* **Problem to work on**
Pick out the lines below that contain the string "with" and copy them all.

···

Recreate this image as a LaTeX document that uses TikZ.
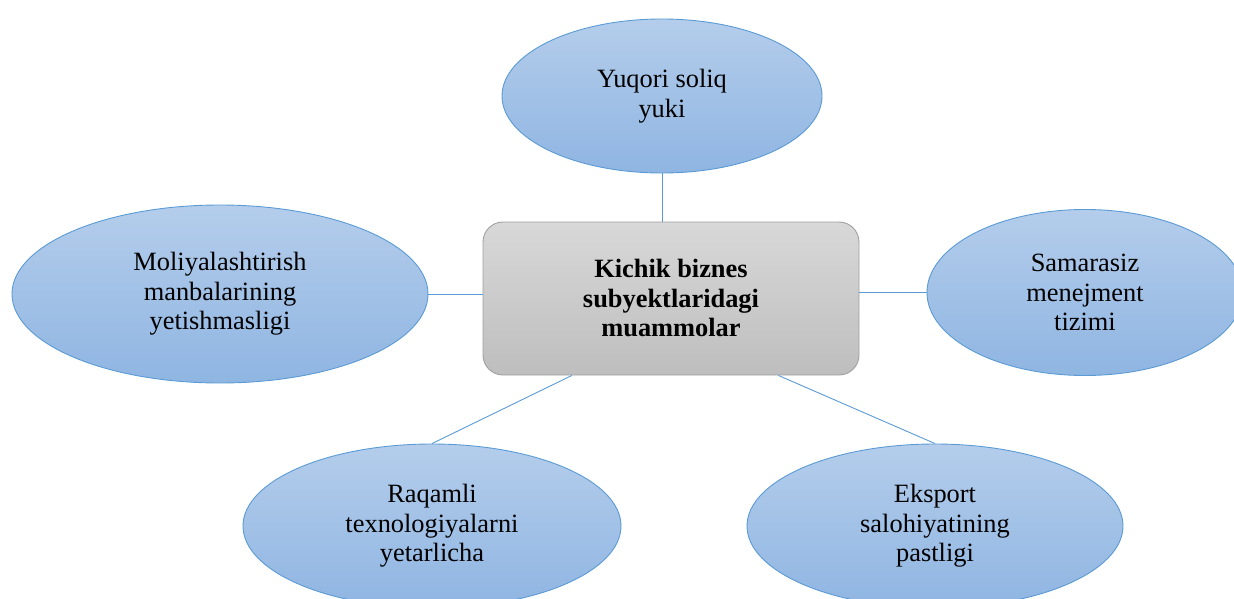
\documentclass[tikz,border=0pt]{standalone}
\usepackage{fontspec}
\setmainfont{Liberation Serif}
\usetikzlibrary{shapes.geometric,calc}

\definecolor{linkblue}{RGB}{91,155,213}
\definecolor{ovaltop}{RGB}{180,205,235}
\definecolor{ovalbot}{RGB}{143,181,226}
\definecolor{boxtop}{RGB}{216,216,216}
\definecolor{boxbot}{RGB}{190,190,190}
\definecolor{boxedge}{RGB}{160,160,160}

\tikzset{
  oval/.style={ellipse, draw=linkblue, line width=0.9pt,
    top color=ovaltop, bottom color=ovalbot, inner sep=0pt,
    align=center, font=\fontsize{26.4}{29.5}\selectfont},
  hubbox/.style={rectangle, rounded corners=20pt, draw=boxedge, line width=0.9pt,
    top color=boxtop, bottom color=boxbot, inner sep=0pt,
    minimum width=376pt, minimum height=153pt,
    align=center, font=\fontsize{26.4}{29.5}\selectfont\bfseries},
  link/.style={draw=linkblue, line width=0.9pt}
}

\begin{document}
\begin{tikzpicture}[x=1pt,y=-1pt]
  \useasboundingbox (0,0) rectangle (1234,599);
  \clip (0,0) rectangle (1234,599);

  % central problem box
  \node[hubbox] (hub) at (671,298.5) {Kichik biznes\\subyektlaridagi\\muammolar};

  % surrounding causes
  \node[oval, minimum width=320pt, minimum height=154pt] (tax) at (662,96)
    {Yuqori soliq\\yuki};
  \node[oval, minimum width=416pt, minimum height=178pt] (fin) at (220,294)
    {Moliyalashtirish\\manbalarining\\yetishmasligi};
  \node[oval, minimum width=316pt, minimum height=166pt] (mgmt) at (1085,292.5)
    {Samarasiz\\menejment\\tizimi};
  \node[oval, minimum width=378pt, minimum height=164pt] (tech) at (432,526)
    {Raqamli\\texnologiyalarni\\yetarlicha};
  \node[oval, minimum width=376pt, minimum height=164pt] (exp) at (935,526)
    {Eksport\\salohiyatining\\pastligi};

  % attachment points on the lower edge of the box
  \coordinate (hubSW) at ($(hub.south west)!0.237!(hub.south east)$);
  \coordinate (hubSE) at ($(hub.south west)!0.785!(hub.south east)$);

  % connectors
  \draw[link] (tax.south) -- (tax.south |- hub.north);
  \draw[link] (fin.east) -- (fin.east -| hub.west);
  \draw[link] (mgmt.west) -- (mgmt.west -| hub.east);
  \draw[link] (hubSW) -- (tech.north);
  \draw[link] (hubSE) -- (exp.north);
\end{tikzpicture}
\end{document}
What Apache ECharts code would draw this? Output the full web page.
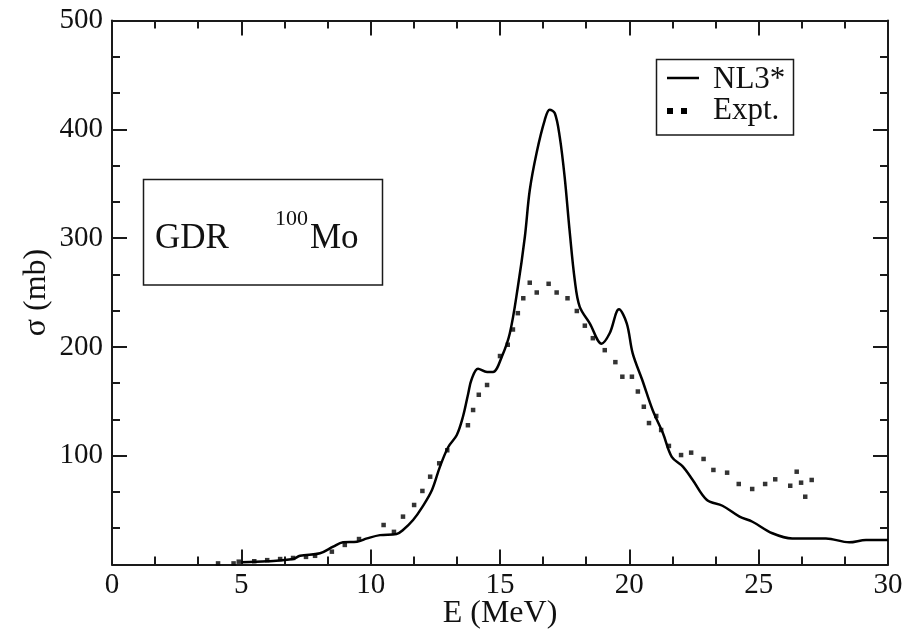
<!DOCTYPE html>
<html>
<head>
<meta charset="utf-8">
<script src="https://cdn.jsdelivr.net/npm/echarts@6/dist/echarts.min.js"></script>
<style>html,body{margin:0;padding:0;background:#fff}#c{width:916px;height:631px}</style>
</head>
<body>
<div id="c"></div>
<script>
var nl3E = [5.0,6.0,7.0,7.27,8.04,8.55,8.93,9.47,9.86,10.36,11.0,11.25,11.64,12.0,12.37,12.68,13.0,13.33,13.57,13.77,13.9,14.15,14.5,14.73,15.07,15.38,15.69,15.96,16.15,16.42,16.73,16.92,17.12,17.31,17.5,17.69,17.89,18.08,18.47,18.93,19.24,19.6,19.9,20.13,20.5,20.9,21.3,21.64,22.07,22.45,23.0,23.6,24.26,24.76,25.53,26.3,27.6,28.5,29.15,30.0];
var nl3Sigma = [2,3,5,8,10.3,16.4,20.4,21,24,27,28,31.7,40.9,53,68.5,90,108,119,136,157,170,180,177,177,191,212.5,255,301,344,379,408.5,418,414.7,393,356,307,261.5,237,221.7,203,212.5,234.5,221.7,194,169.6,142,120.6,99,90,77.7,59.3,54,44,39.3,28.7,24,24,20.4,22.5,22.5];
var exptE = [4.1,4.7,4.9,5.5,6.0,6.5,7.0,7.5,7.85,8.5,9.0,9.55,10.5,10.9,11.25,11.68,12.0,12.3,12.65,12.96,13.76,13.96,14.18,14.5,15.0,15.3,15.5,15.69,15.9,16.15,16.42,16.88,17.19,17.61,17.97,18.28,18.59,19.05,19.46,19.73,20.1,20.33,20.56,20.76,21.04,21.23,21.53,22.0,22.39,22.87,23.25,23.78,24.23,24.75,25.25,25.64,26.22,26.47,26.64,26.8,27.05];
var exptSigma = [1,1,2.6,3,4,5,6,7,8,11.8,18,23.4,36.3,30,44,54.7,67.6,80.7,93,105,128,142,156,165,191.6,202,216,231,244.7,259,250,258,250,244.7,233,219.5,208,197,186,172.6,172.6,159,145,130,136.5,123.6,109,100.6,102.8,97,86.9,84.4,74,69.4,74,78.3,72.4,85.3,75.2,62.3,77.7];
var xTicks = [0,5,10,15,20,25,30];
var yTicks = [100,200,300,400,500];
var seriesNames = ['NL3*','Expt.'];

var font = 'Liberation Serif';
var chart = echarts.init(document.getElementById('c'), null, {renderer:'canvas'});
function pairs(xs, ys){ return xs.map(function(x,i){return [x, ys[i]];}); }
function axisCommon(extra){
  var base = {
    type:'value',
    axisLine:{show:true, onZero:false, lineStyle:{color:'#1a1a1a', width:2}},
    axisTick:{show:true, inside:true, length:15, lineStyle:{color:'#1a1a1a', width:2}},
    minorTick:{show:true, splitNumber:3, length:8, lineStyle:{color:'#1a1a1a', width:2}},
    splitLine:{show:false},
    minorSplitLine:{show:false}
  };
  return Object.assign(base, extra);
}
var option = {
  backgroundColor:'#fff',
  animation:false,
  grid:{left:112, right:28, top:20.5, bottom:66.5, containLabel:false, outerBoundsMode:'none'},
  xAxis:[
    axisCommon({min:0, max:30, interval:5, position:'bottom',
      name:'E (MeV)', nameLocation:'middle', nameGap:33, nameMoveOverlap:false,
      nameTextStyle:{fontFamily:font, fontSize:32, color:'#111'},
      axisLabel:{fontFamily:font, fontSize:29, color:'#111', margin:6,
        formatter:function(v){return xTicks.indexOf(v)>=0 ? String(v) : '';}}}),
    axisCommon({min:0, max:30, interval:5, position:'top', axisLabel:{show:false}})
  ],
  yAxis:[
    axisCommon({min:0, max:500, interval:100, position:'left',
      name:'σ (mb)', nameLocation:'middle', nameGap:59, nameRotate:90, nameMoveOverlap:false,
      nameTextStyle:{fontFamily:font, fontSize:32, color:'#111'},
      axisLabel:{fontFamily:font, fontSize:29, color:'#111', margin:9,
        formatter:function(v){return yTicks.indexOf(v)>=0 ? String(v) : '';}}}),
    axisCommon({min:0, max:500, interval:100, position:'right', axisLabel:{show:false}})
  ],
  series:[
    {name:seriesNames[0], type:'line', data:pairs(nl3E, nl3Sigma), smooth:0.35, showSymbol:false, symbol:'none',
      lineStyle:{color:'#000', width:2.5}, z:3},
    {name:seriesNames[1], type:'scatter', data:pairs(exptE, exptSigma), symbol:'rect', symbolSize:4.5,
      itemStyle:{color:'#000'}, z:4}
  ],
  graphic:[
    {type:'rect', shape:{x:143.5, y:179.5, width:239, height:105.5}, style:{fill:'none', stroke:'#1a1a1a', lineWidth:1.5}},
    {type:'text', x:155, y:239, style:{text:'GDR', font:'35px "Liberation Serif"', fill:'#111', verticalAlign:'middle'}},
    {type:'text', x:275, y:219, style:{text:'100', font:'22px "Liberation Serif"', fill:'#111', verticalAlign:'middle'}},
    {type:'text', x:310, y:239, style:{text:'Mo', font:'35px "Liberation Serif"', fill:'#111', verticalAlign:'middle'}},
    {type:'rect', shape:{x:656.5, y:59.5, width:137, height:75.5}, style:{fill:'#fff', stroke:'#1a1a1a', lineWidth:1.5}},
    {type:'line', shape:{x1:667, y1:78, x2:699, y2:78}, style:{stroke:'#000', lineWidth:2.5}},
    {type:'text', x:713, y:80, style:{text:seriesNames[0], font:'31px "Liberation Serif"', fill:'#111', verticalAlign:'middle'}},
    {type:'rect', shape:{x:667, y:108, width:6, height:6}, style:{fill:'#000'}},
    {type:'rect', shape:{x:681, y:108, width:6, height:6}, style:{fill:'#000'}},
    {type:'text', x:713, y:111, style:{text:seriesNames[1], font:'31px "Liberation Serif"', fill:'#111', verticalAlign:'middle'}}
  ]
};
chart.setOption(option);
</script>
</body>
</html>
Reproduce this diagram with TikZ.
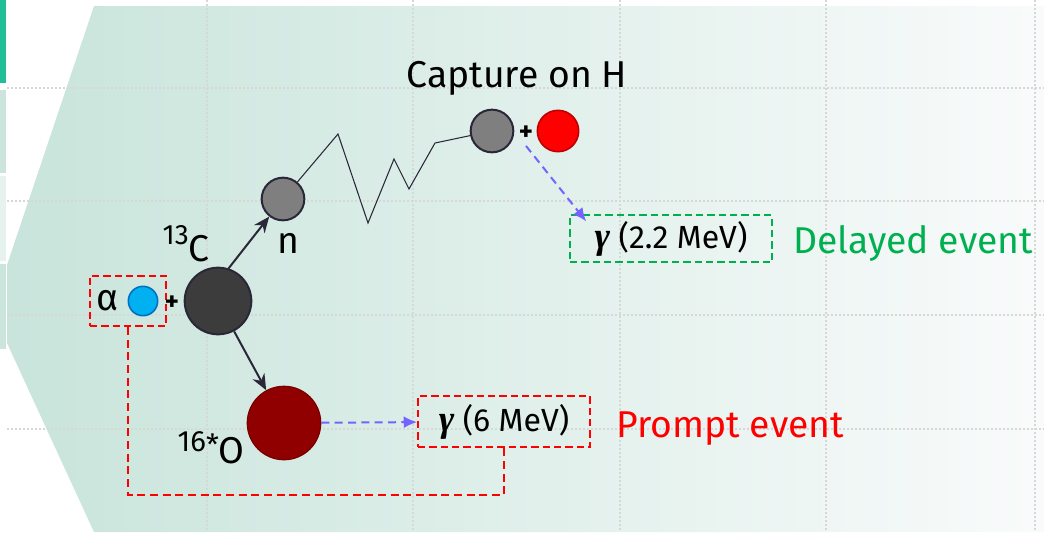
\documentclass[tikz,border=0pt]{standalone}
\usepackage{fontspec}
\setmainfont{Fira Sans}
\newfontfamily\gammafont{Liberation Serif}
\usepackage{tikz}
\usetikzlibrary{arrows.meta}

\definecolor{bgL}{RGB}{200,228,219}
\definecolor{bgM}{RGB}{237,246,243}
\definecolor{bgR}{RGB}{249,251,251}
\definecolor{balkenTeal}{RGB}{32,191,154}
\definecolor{balkenA}{RGB}{203,229,221}
\definecolor{balkenB}{RGB}{230,242,238}
\definecolor{kante}{RGB}{42,40,56}
\definecolor{cGrau}{RGB}{60,60,60}
\definecolor{nGrau}{RGB}{127,127,127}
\definecolor{oRot}{RGB}{144,0,0}
\definecolor{hRot}{RGB}{255,0,0}
\definecolor{hKante}{RGB}{192,0,0}
\definecolor{aBlau}{RGB}{0,176,240}
\definecolor{aKante}{RGB}{0,112,192}
\definecolor{rot}{RGB}{255,0,0}
\definecolor{gruen}{RGB}{0,176,80}
\definecolor{pfeilBlau}{RGB}{115,100,255}
\definecolor{raster}{RGB}{214,216,216}

\newcommand{\gam}{{\gammafont\fontsize{28}{28}\selectfont\bfseries\itshape γ}}

\begin{document}
\begin{tikzpicture}[x=0.75pt, y=-0.75pt,
      teilchen/.style={circle, draw=kante, line width=1.5pt, inner sep=0pt},
      beschr/.style={font=\fontsize{28}{30}\selectfont, inner sep=0pt},
      ereignis/.style={font=\fontsize{28}{30}\selectfont, inner sep=0pt},
      plus/.style={font=\fontsize{20}{20}\selectfont\bfseries, inner sep=1pt},
      gammabox/.style={line width=1.4pt, dash pattern=on 5.5pt off 3pt, font=\fontsize{24}{26}\selectfont, inner sep=0pt},
      schwarzPfeil/.style={draw=kante, line width=1.5pt, -{Stealth[length=12pt,width=10pt]}},
      blauPfeil/.style={draw=pfeilBlau, line width=1.5pt, dash pattern=on 6pt off 4pt, -{Latex[length=10pt,width=9pt]}},
      rueck/.style={draw=rot, line width=0.9pt, dash pattern=on 6pt off 3.5pt},
      rasterlinie/.style={draw=raster, line width=1pt, dash pattern=on 1.5pt off 1.5pt}]
  \useasboundingbox (0,0) rectangle (1044,532);
  % Hintergrund
  \fill[white] (0,0) rectangle (1044,532);
  \shade[left color=bgL, middle color=bgM, right color=bgR]
    (94,6) -- (1044,6) -- (1044,532) -- (94,532) -- (7,343) -- (7,265) -- cycle;
  \fill[balkenTeal] (0,0) rectangle (6,83);
  \fill[balkenA] (0,90) rectangle (6,173);
  \fill[balkenB] (0,176) rectangle (6,261);
  \fill[balkenA] (0,264) rectangle (6,349);
  % Raster
  \foreach \y in {88,201,315,429} \draw[rasterlinie] (7,\y) -- (1044,\y);
  \foreach \x in {207,413,620,826,1035} \draw[rasterlinie] (\x,0) -- (\x,532);

  % Alpha und Kern
  \node[draw=rot, line width=1.5pt, dash pattern=on 5.5pt off 3pt,
        minimum width=57pt, minimum height=37.5pt] (abox) at (128,301) {};
  \node[beschr, anchor=base] (alpha) at (108,310) {α};
  \node[teilchen, draw=aKante, fill=aBlau, line width=1.2pt, minimum size=22pt] (aball) at (143,301) {};
  \node[plus] (plusA) at (172,303) {+};
  \node[teilchen, fill=cGrau, minimum size=50pt] (ckern) at (218,301) {};
  \node[beschr, anchor=base east] (clbl) at (210,261) {\raisebox{12.5pt}{\fontsize{21}{21}\selectfont 13}C};

  % Neutron
  \node[teilchen, fill=nGrau, minimum size=32pt] (nkern) at (283,199) {};
  \node[beschr, anchor=base] (nlbl) at (288,253) {n};

  % Sauerstoff
  \node[teilchen, draw=oRot!85!black, line width=1pt, fill=oRot, minimum size=55pt] (okern) at (284,423) {};
  \node[beschr, anchor=base east] (olbl) at (245,463) {\raisebox{9pt}{\fontsize{22}{22}\selectfont 16\raisebox{-3pt}{*}}O};

  % Einfang
  \node[ereignis, anchor=base] (capt) at (517,87) {Capture on H};
  \node[teilchen, fill=nGrau, minimum size=32pt] (capn) at (492,131) {};
  \node[plus] (plusH) at (526,133) {+};
  \node[teilchen, draw=hKante, line width=1.2pt, fill=hRot, minimum size=31pt] (hkern) at (558,131) {};

  % Gamma-Kaesten
  \node[gammabox, draw=rot, minimum width=129pt, minimum height=38pt] (pbox) at (504,421.5) {\gam{} (6 MeV)};
  \node[gammabox, draw=gruen, line width=1.2pt, minimum width=151.5pt, minimum height=35pt] (dbox) at (671,238.5) {\gam{} (2.2 MeV)};
  \node[ereignis, text=rot, anchor=base west] (prompt) at (616,437) {Prompt event};
  \node[ereignis, text=gruen, anchor=base west] (delayed) at (793,253) {Delayed event};

  % Pfeile
  \draw[schwarzPfeil] (ckern.72) -- (nkern);
  \draw[schwarzPfeil] (ckern.-62) -- (okern);
  \draw[kante, line width=0.8pt] (nkern) -- (338,134) -- (368,223) -- (394,159) -- (409,189) -- (435,143) -- (capn);
  \draw[blauPfeil] (okern) -- (pbox);
  \draw[blauPfeil] ([yshift=-3pt]plusH.south) -- ([shift={(17,7)}]dbox.north west);
  \coordinate (rueckEcke) at (128,495);
  \draw[rueck] (abox.south) -- (rueckEcke) -| (pbox.south);
\end{tikzpicture}
\end{document}
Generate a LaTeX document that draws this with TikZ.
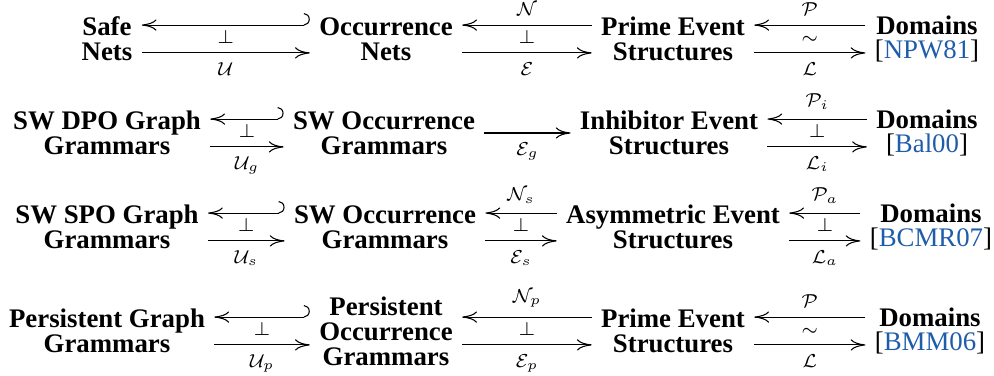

···

* **Task result**
Reproduce this diagram with TikZ.
Generate a LaTeX document that draws this with TikZ.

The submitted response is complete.